Some agents advise sellers to reject escalation clauses outright and request "highest and best" from all buyers instead. This is entirely within the seller's rights. If you're using an escalation clause, your agent should call the listing agent before submitting to confirm they'll present it.

In Canada (particularly Ontario and BC), escalation addendums are increasingly common in competitive urban markets and are generally accepted as standard practice. In Australia, escalation clauses are less common in private treaty sales but do appear. UK and New Zealand buyers rarely encounter them in their standard contract formats.

Protecting Your Earnest Money

An escalation clause that triggers at the seller's claimed price — without proof of a real competing offer — is a financial trap. Sellers and agents have occasionally fabricated or inflated competing offers to extract higher prices from buyers using escalation clauses.

The proof requirement in your addendum is what prevents this. If the seller refuses to provide the unredacted competing offer, the escalation should not be considered triggered. Your offer reverts to the base price.

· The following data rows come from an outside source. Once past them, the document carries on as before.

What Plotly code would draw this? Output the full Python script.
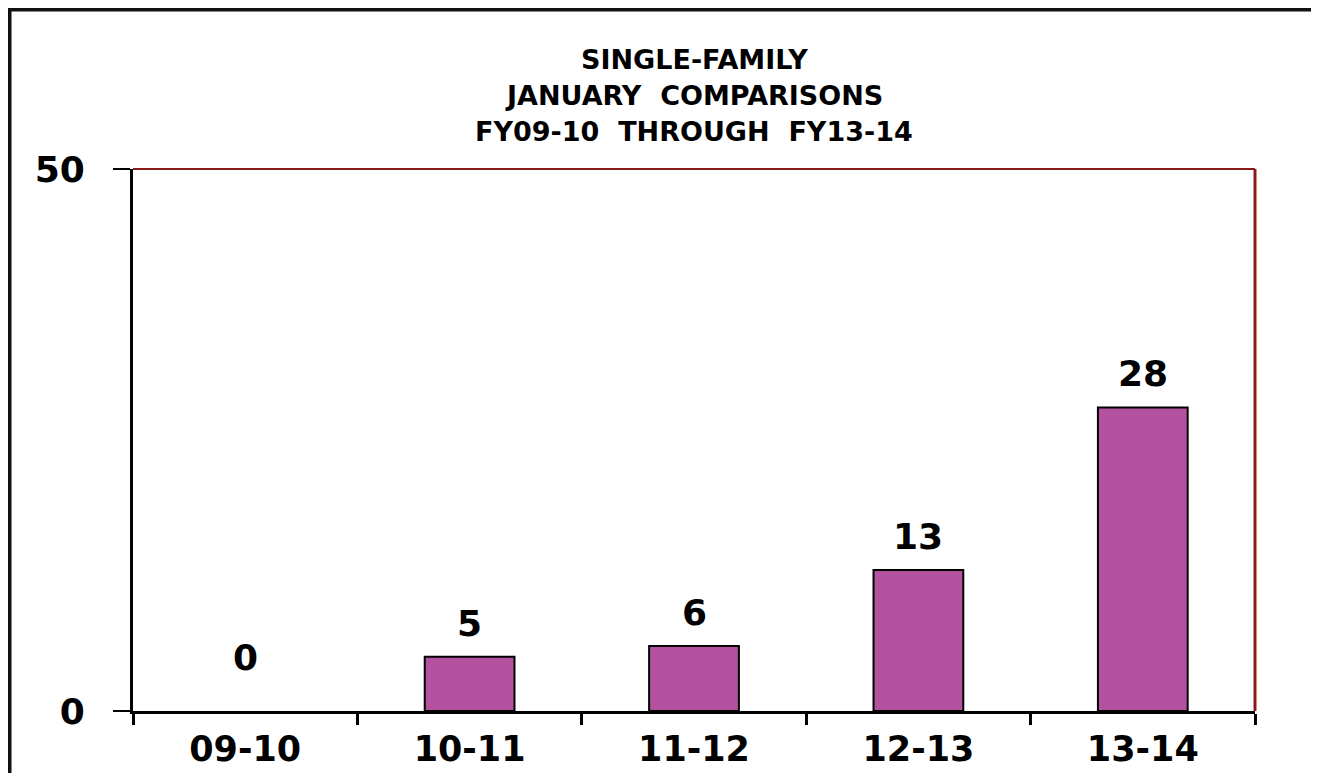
import plotly.graph_objects as go

categories = ["09-10", "10-11", "11-12", "12-13", "13-14"]
values = [0, 5, 6, 13, 28]
y_ticks = [0, 50]
title_lines = ["SINGLE-FAMILY", "JANUARY  COMPARISONS", "FY09-10  THROUGH  FY13-14"]

# page body has an 8px margin: figure origin sits at (8, 8) in the window
OX, OY = 8, 8
W, H = 1319 - OX, 773 - OY
# plot area in window pixels
L, R, T, B = 133, 1255, 169, 711
pw, ph = R - L, B - T

def px_x(x):
    return (x - L) / pw

def px_y(y):
    return (B - y) / ph

FONT = "DejaVu Sans"

fig = go.Figure()
fig.add_trace(go.Bar(
    x=categories, y=values, width=0.4,
    marker=dict(color="#B5529F",
                line=dict(color="black", width=[2 if v > 0 else 0 for v in values])),
    hoverinfo="skip",
))

annotations = []
for c, v in zip(categories, values):
    annotations.append(dict(
        x=c, y=v, xref="x", yref="y", text=str(v), showarrow=False,
        yanchor="bottom", yshift=(11 if v > 0 else 31),
        font=dict(family=FONT, size=36, color="black", weight="bold"),
    ))

title_y = [60, 96, 132]
for t, yp in zip(title_lines, title_y):
    annotations.append(dict(
        x=0.5, y=px_y(yp), xref="paper", yref="paper", text=t, showarrow=False,
        xanchor="center", yanchor="middle",
        font=dict(family=FONT, size=27, color="black", weight="bold"),
    ))

shapes = [
    # outer frame
    dict(type="rect", xref="paper", yref="paper",
         x0=px_x(OX + 1.5), x1=px_x(1316), y0=px_y(820), y1=px_y(OY + 1.5),
         line=dict(color="#111111", width=4), layer="below"),
    # top and right plot border (dark red)
    dict(type="line", xref="paper", yref="paper", x0=0, x1=1, y0=1, y1=1,
         line=dict(color="#8B1A1A", width=2)),
    dict(type="line", xref="paper", yref="paper", x0=1, x1=1, y0=0, y1=1,
         line=dict(color="#8B1A1A", width=3)),
]

fig.update_layout(
    width=W, height=H,
    margin=dict(l=L - OX, r=(W + OX) - R, t=T - OY, b=(H + OY) - B, autoexpand=False),
    paper_bgcolor="white", plot_bgcolor="white",
    showlegend=False,
    annotations=annotations,
    shapes=shapes,
    xaxis=dict(
        type="category", showgrid=False, zeroline=False,
        showline=True, linecolor="black", linewidth=3,
        ticks="outside", tickson="boundaries", ticklen=11, tickwidth=3, tickcolor="black",
        ticklabelstandoff=5,
        tickfont=dict(family=FONT, size=35, color="black", weight="bold"),
        range=[-0.5, 4.5],
    ),
    yaxis=dict(
        range=[0, 50], tickvals=y_ticks, showgrid=False, zeroline=False,
        showline=True, linecolor="black", linewidth=3,
        ticks="outside", ticklen=17, tickwidth=2, tickcolor="black",
        ticklabelstandoff=21,
        tickfont=dict(family=FONT, size=36, color="black", weight="bold"),
    ),
)

fig.write_html("out.html")
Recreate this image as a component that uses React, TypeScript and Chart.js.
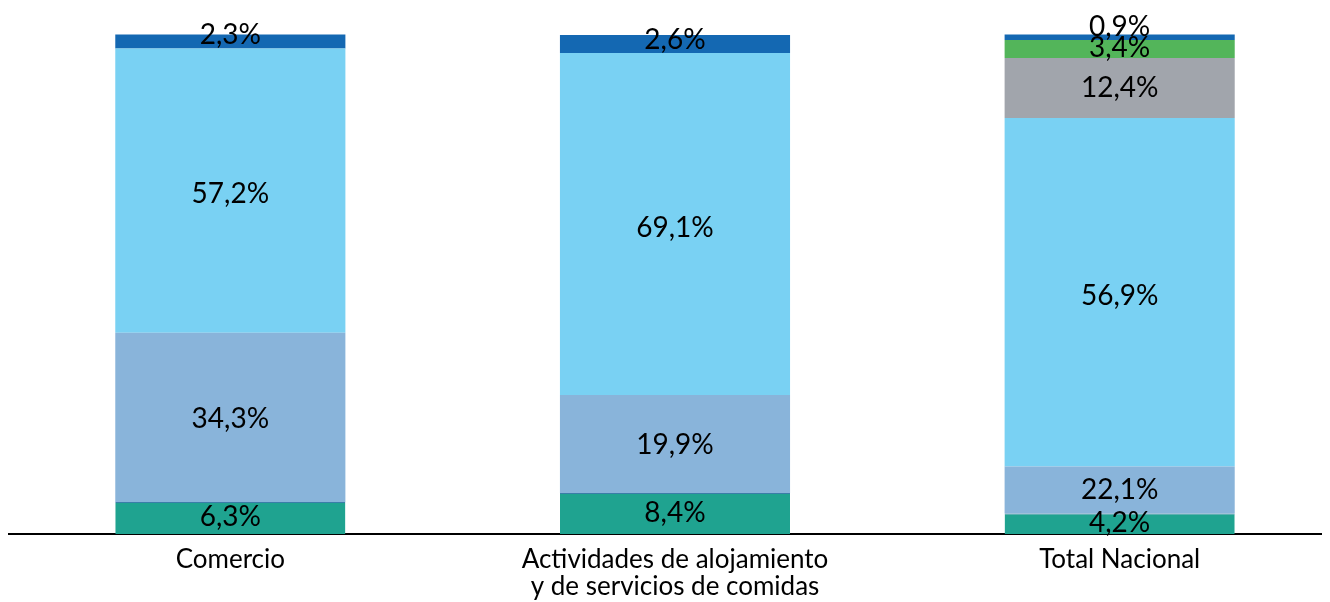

Make sure this is explicit in your wording: the escalation only applies when the seller provides a complete, unredacted copy of the competing offer that triggered it.

The Offer Letter Templates & Strategy Guide includes the full escalation clause addendum language, along with the base offer template, the financing contingency clause, and the pre-approval letter format — all in editable, fill-in-the-blank format ready for your specific transaction.

Setting Your Cap Correctly

Your cap should be:

  1. The highest price you can actually finance — check your pre-approval limit
  2. A price where the monthly payment stays inside your budget
  3. A price where the property still appraises — a high escalated price means a higher appraisal gap risk

If your maximum cap requires covering a potential appraisal gap, factor that into your cash reserves. An escalation clause and an appraisal gap clause often need to be drafted together in competitive markets.

One More Thing: Get It in Writing Fast

Once a seller accepts an escalated offer, both parties need to execute an addendum that memorializes the final adjusted price. This is not optional — the original contract still shows your base price. Without an addendum confirming the escalated figure, the purchase price is legally unclear.

Build a 48-hour turnaround window into your addendum language for executing that confirmatory document. The last thing you want after winning a bidding war is a contract dispute over which price is actually binding.